5/4/16
Rule #56: If someone sticks a needle in your boob, you have unlimited permission to whine.
"Old Fishing 'Haunts'": Lutheran Hills
I'm trying to remember how long ago this would have been--the rule of thumb anymore, when I try to figure out how many years ago something happened is to add ten years to my best guess! So, when I first started going to Lutheran Hills Campground with Jeff and sometimes Jeff's family, would have been about 30 years ago. I know I was still in graduate school. I was writing my dissertation, because I remember combining a trip to IU's library in Bloomington with a visit to Jeff's family staying at the campground down in the Bicknell, Bean Blossom area. The closest "town" to the campground is, if I recall correctly, Helmsburg. Getting back to Lutheran Hills meant driving down miles of honest-to-God dirt/gravel roads. One of the ways I have to date my experiences there is by recalling that the first time Sue, Jeff, Susan, and I went there, we did so after picking up Jeff from one of his first Mini-Marathons in Indianapolis--in Elroy, my first pickup truck!
[To give you an idea of how things have changed, after picking up Jeff, driving between Indy and the campground, we played a drinking game--whoever spotted water, on either side of the road first got to make everyone else drink! The driver, as I remember, had a waiver--but I'll bet he didn't pass up too many drinks!]
Jeff's family had always gone to Lutheran Hills for vacations. I think the campground was associated with the church they attended in Muncie. We always stayed in the same hillside cabin that had several rooms, one with a few sets of bunk beds. That first time was, I think, the only time just the four of us attended one of these trips. After that, it was the usual Cheers crew, with Billy Burk thrown in for good measure now and then.
The manmade lake itself was very large--probably twice the size of Windigo, so I'm going to estimate it at minimum 10 acres. The deepest water was down by the dam/spillway. One year, we knocked them dead using Rapala Shad Raps along the damn, initially cranking hard to get them down to 8 or 10 feet before making a steady retrieval. They were stacked up along a point that jutted out from the left side as you faced the dam. But most years, Jeff and I plied the cattail-lined shallows with Kelly's Pier-Boys, drinking Bud (me) and Bud Light (Jeff) until it was too dark to tell where to cast. The fish were large for as numerous as they were--1.5--2.5 pounds, usually--bigger when you caught them deeper.
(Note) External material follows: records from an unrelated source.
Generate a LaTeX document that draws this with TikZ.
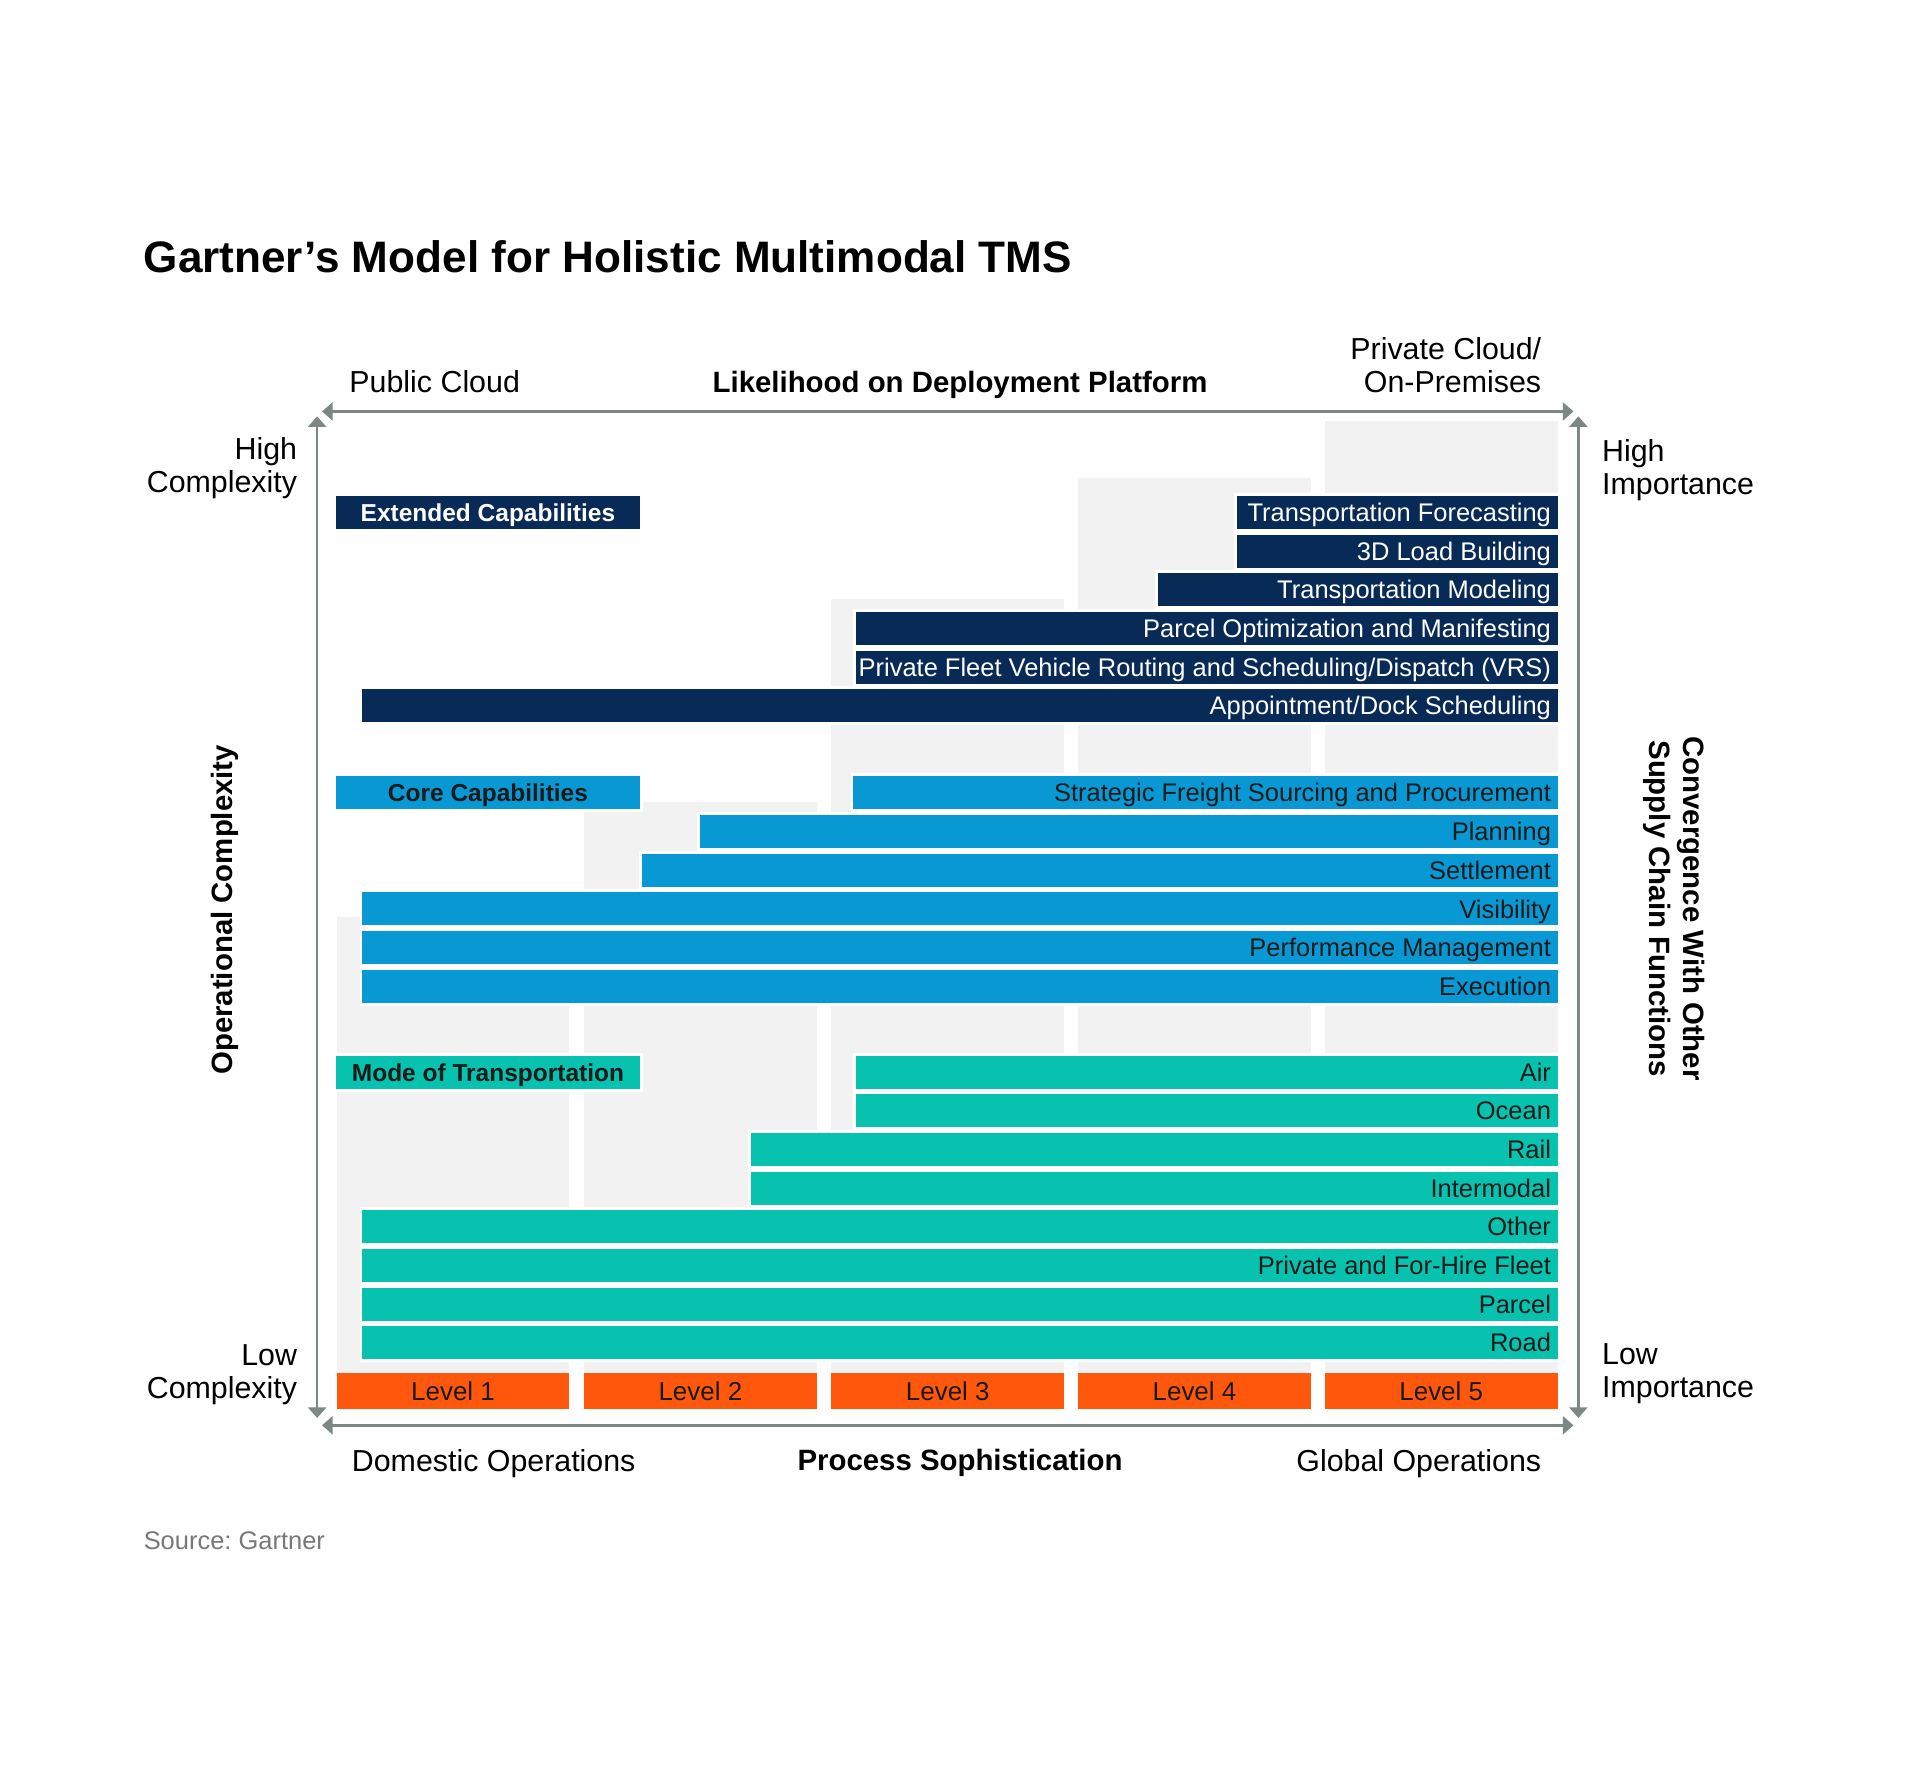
\documentclass[tikz,border=0pt]{standalone}
\usepackage{fontspec}
\setmainfont{Liberation Sans}
\usetikzlibrary{arrows.meta}
\frenchspacing

\definecolor{extnavy}{RGB}{8,42,87}
\definecolor{coreblue}{RGB}{8,152,212}
\definecolor{modeteal}{RGB}{6,194,174}
\definecolor{levelorange}{RGB}{255,88,12}
\definecolor{colgray}{RGB}{242,242,242}
\definecolor{axisgray}{RGB}{125,136,133}
\definecolor{inkdark}{RGB}{26,26,26}

\begin{document}
\begin{tikzpicture}[x=0.5pt, y=-0.5pt,
  axis/.style={axisgray, line width=1pt, {Triangle[length=4.3pt,width=7.3pt]}-{Triangle[length=4.3pt,width=7.3pt]}},
  column/.style={fill=colgray},
  rowbar/.style={preaction={draw=white, line width=2.4pt}},
  rowtxt/.style={anchor=east, inner sep=0pt, font=\fontsize{10.4}{12}\selectfont, text height=1.4ex, text depth=0pt},
  headtxt/.style={inner sep=0pt, font=\fontsize{10}{12}\selectfont\bfseries, text height=1.4ex, text depth=0pt},
  levelbox/.style={fill=levelorange, text=inkdark, minimum width=95pt, minimum height=15pt, inner sep=0pt, font=\fontsize{10.6}{12}\selectfont, text height=1.4ex, text depth=0pt},
  axislabel/.style={inner sep=0pt, font=\fontsize{12.4}{13.5}\selectfont},
  axistitle/.style={inner sep=0pt, font=\fontsize{12}{14}\selectfont\bfseries}]

  \path[use as bounding box, fill=white] (0,0) rectangle (1568,1456);

  \node[inner sep=0pt, anchor=west, font=\fontsize{18}{22}\selectfont\bfseries] (title) at (117,210) {Gartner’s Model for Holistic Multimodal TMS};

  % level columns
  \fill[column] (275,749) rectangle (465,1121);
  \fill[column] (477,655) rectangle (667,1121);
  \fill[column] (679,489) rectangle (869,1121);
  \fill[column] (880,390) rectangle (1071,1121);
  \fill[column] (1082,344) rectangle (1272,1121);

  % axes
  \coordinate (tl) at (259,336);
  \coordinate (tr) at (1289,336);
  \coordinate (bl) at (259,1164);
  \coordinate (br) at (1289,1164);
  \draw[axis, shorten <=2pt, shorten >=2pt] (tl) -- (tr);
  \draw[axis, shorten <=2pt, shorten >=3pt] (tl) -- (bl);
  \draw[axis, shorten <=2pt, shorten >=3pt] (tr) -- (br);
  \draw[axis, shorten <=2pt, shorten >=2pt] (bl) -- (br);

  % extended capabilities
  \fill[extnavy, rowbar] (274,405) rectangle (523,432);
  \node[headtxt, text=white] (exthead) at (398.5,418.5) {Extended Capabilities};
  \fill[extnavy, rowbar] (1010,405) rectangle (1272,432);
  \node[rowtxt, text=white] (forecast) at (1267,418.5) {Transportation Forecasting};
  \fill[extnavy, rowbar] (1010,436.6) rectangle (1272,463.6);
  \node[rowtxt, text=white] (loadbuild) at (1267,450.1) {3D Load Building};
  \fill[extnavy, rowbar] (946,468.2) rectangle (1272,495.2);
  \node[rowtxt, text=white] (modeling) at (1267,481.7) {Transportation Modeling};
  \fill[extnavy, rowbar] (699,499.8) rectangle (1272,526.8);
  \node[rowtxt, text=white] (parcelopt) at (1267,513.3) {Parcel Optimization and Manifesting};
  \fill[extnavy, rowbar] (699,531.4) rectangle (1272,558.4);
  \node[rowtxt, text=white] (vrs) at (1267,544.9) {Private Fleet Vehicle Routing and Scheduling/Dispatch (VRS)};
  \fill[extnavy, rowbar] (296,563) rectangle (1272,590);
  \node[rowtxt, text=white] (dock) at (1267,576.5) {Appointment/Dock Scheduling};

  % core capabilities
  \fill[coreblue, rowbar] (274,634) rectangle (523,661);
  \node[headtxt, text=inkdark] (corehead) at (398.5,647.5) {Core Capabilities};
  \fill[coreblue, rowbar] (697,634) rectangle (1272,661);
  \node[rowtxt, text=inkdark] (sourcing) at (1267,647.5) {Strategic Freight Sourcing and Procurement};
  \fill[coreblue, rowbar] (572,665.6) rectangle (1272,692.6);
  \node[rowtxt, text=inkdark] (planning) at (1267,679.1) {Planning};
  \fill[coreblue, rowbar] (524,697.2) rectangle (1272,724.2);
  \node[rowtxt, text=inkdark] (settlement) at (1267,710.7) {Settlement};
  \fill[coreblue, rowbar] (296,728.8) rectangle (1272,755.8);
  \node[rowtxt, text=inkdark] (visibility) at (1267,742.3) {Visibility};
  \fill[coreblue, rowbar] (296,760.4) rectangle (1272,787.4);
  \node[rowtxt, text=inkdark] (perfmgmt) at (1267,773.9) {Performance Management};
  \fill[coreblue, rowbar] (296,792) rectangle (1272,819);
  \node[rowtxt, text=inkdark] (execution) at (1267,805.5) {Execution};

  % mode of transportation
  \fill[modeteal, rowbar] (274,862) rectangle (523,889);
  \node[headtxt, text=inkdark] (modehead) at (398.5,875.5) {Mode of Transportation};
  \fill[modeteal, rowbar] (699,862) rectangle (1272,889);
  \node[rowtxt, text=inkdark] (air) at (1267,875.5) {Air};
  \fill[modeteal, rowbar] (699,893.6) rectangle (1272,920.6);
  \node[rowtxt, text=inkdark] (ocean) at (1267,907.1) {Ocean};
  \fill[modeteal, rowbar] (613,925.2) rectangle (1272,952.2);
  \node[rowtxt, text=inkdark] (rail) at (1267,938.7) {Rail};
  \fill[modeteal, rowbar] (613,956.8) rectangle (1272,983.8);
  \node[rowtxt, text=inkdark] (intermodal) at (1267,970.3) {Intermodal};
  \fill[modeteal, rowbar] (296,988.4) rectangle (1272,1015.4);
  \node[rowtxt, text=inkdark] (other) at (1267,1001.9) {Other};
  \fill[modeteal, rowbar] (296,1020) rectangle (1272,1047);
  \node[rowtxt, text=inkdark] (fleet) at (1267,1033.5) {Private and For-Hire Fleet};
  \fill[modeteal, rowbar] (296,1051.6) rectangle (1272,1078.6);
  \node[rowtxt, text=inkdark] (parcel) at (1267,1065.1) {Parcel};
  \fill[modeteal, rowbar] (296,1083.2) rectangle (1272,1110.2);
  \node[rowtxt, text=inkdark] (road) at (1267,1096.7) {Road};

  % levels
  \node[levelbox] (level1) at (370,1136) {Level 1};
  \node[levelbox] (level2) at (572,1136) {Level 2};
  \node[levelbox] (level3) at (774,1136) {Level 3};
  \node[levelbox] (level4) at (975.5,1136) {Level 4};
  \node[levelbox] (level5) at (1177,1136) {Level 5};

  % axis labels
  \node[axislabel, anchor=west] (public) at (285,312) {Public Cloud};
  \node[axistitle] (platform) at (784,314) {Likelihood on Deployment Platform};
  \node[axislabel, anchor=east, align=right] (private) at (1259,298) {Private Cloud/\\On-Premises};
  \node[axislabel, anchor=east, align=right] (highcx) at (243,382) {High\\Complexity};
  \node[axislabel, anchor=east, align=right] (lowcx) at (243,1123) {Low\\Complexity};
  \node[axislabel, anchor=west, align=left] (highimp) at (1308,384) {High\\Importance};
  \node[axislabel, anchor=west, align=left] (lowimp) at (1308,1121.5) {Low\\Importance};
  \node[axislabel, anchor=west] (domestic) at (287,1195) {Domestic Operations};
  \node[axistitle] (process) at (784,1195) {Process Sophistication};
  \node[axislabel, anchor=east] (global) at (1259,1195) {Global Operations};
  \node[axistitle, rotate=90] (opcx) at (184,743) {Operational Complexity};
  \node[axistitle, rotate=-90, align=center] (converge) at (1367,742) {Convergence With Other\\Supply Chain Functions};

  \node[inner sep=0pt, anchor=west, text={rgb,255:red,120;green,120;blue,120}, font=\fontsize{10.4}{12}\selectfont] (source) at (117,1258) {Source: Gartner};
\end{tikzpicture}
\end{document}
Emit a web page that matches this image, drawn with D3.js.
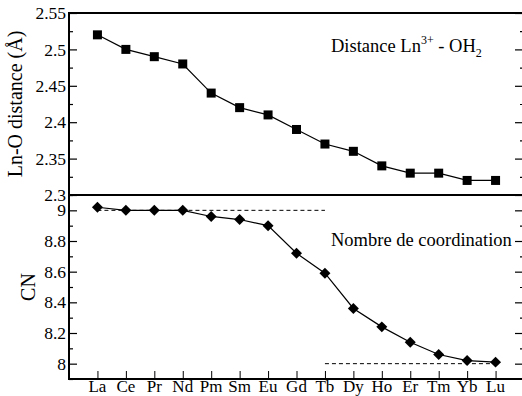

Of course, as the size of the group grew, and the level of power-drinking--if possible--along with it, we were eventually asked not to return. It was, after all, a Christian campground, with everything that entailed. I sure hope we didn't ruin that place for Jeff's family.
A couple of memories:
1. The day I almost drowned! I was fishing with Kirk Mace, a man who admittedly was NOT a fisherman. He and I were in one of the flat-bottomed, V-prow 12-14 foot boats, and as I usually did when fishing with Jeff, when we got close to the area I wanted to cast to, I stood up. Well, I suppose he was thinking that's what everyone did, so when I turned to look at Kirk, he was also standing, except instead of balancing his feet, one on either side of the center of the boat, he was perched almost all the way to one side. Naturally, my instinct was to move to the other side to balance us out. However, in moving from one side to the other, there is an initial moment when you have to increase your weight on the side you're leaving--you know, the side where Kirk was at the moment resting his not inconsiderable weight! The boat flipped instantly. I grabbed my tackle box in one hand and had my pole in the other. Out of sheer laziness, I had not tied my high top tennis shoes, so they slid off, freeing my feet to paddle me to the surface. [Yes, this is the origin of Rule #57.] Kirk, who as a policeman, was trained in rescue asked me if I needed help to which I replied politely, that no, I didn't need ANY MORE of his help!
2. I went down to Bloomington to research for my dissertation at the IU Library and then met up with Jeff's family. I was, however, early by about two hours, so I stopped along the gravel road where there was an old cattle crossing bridge spanning a clear creek, 10--15 feet wide and anywhere from 1 to 2 feet deep. It was lousy with Sunfish and Rock Bass! I had to stoop over to get under the overhanging brush which sometimes cleared the surface of the creek by only 4 or 5 feet. By the time the Birds saw my truck, honked, and I crawled out of the brush, I had a stringer of about 20 keeper-sized fish! I think that sealed my reputation with Grandpa, who always bragged about my fishing skills--blowing them way out of proportion--but who am I to tell my elders that they're wrong?!!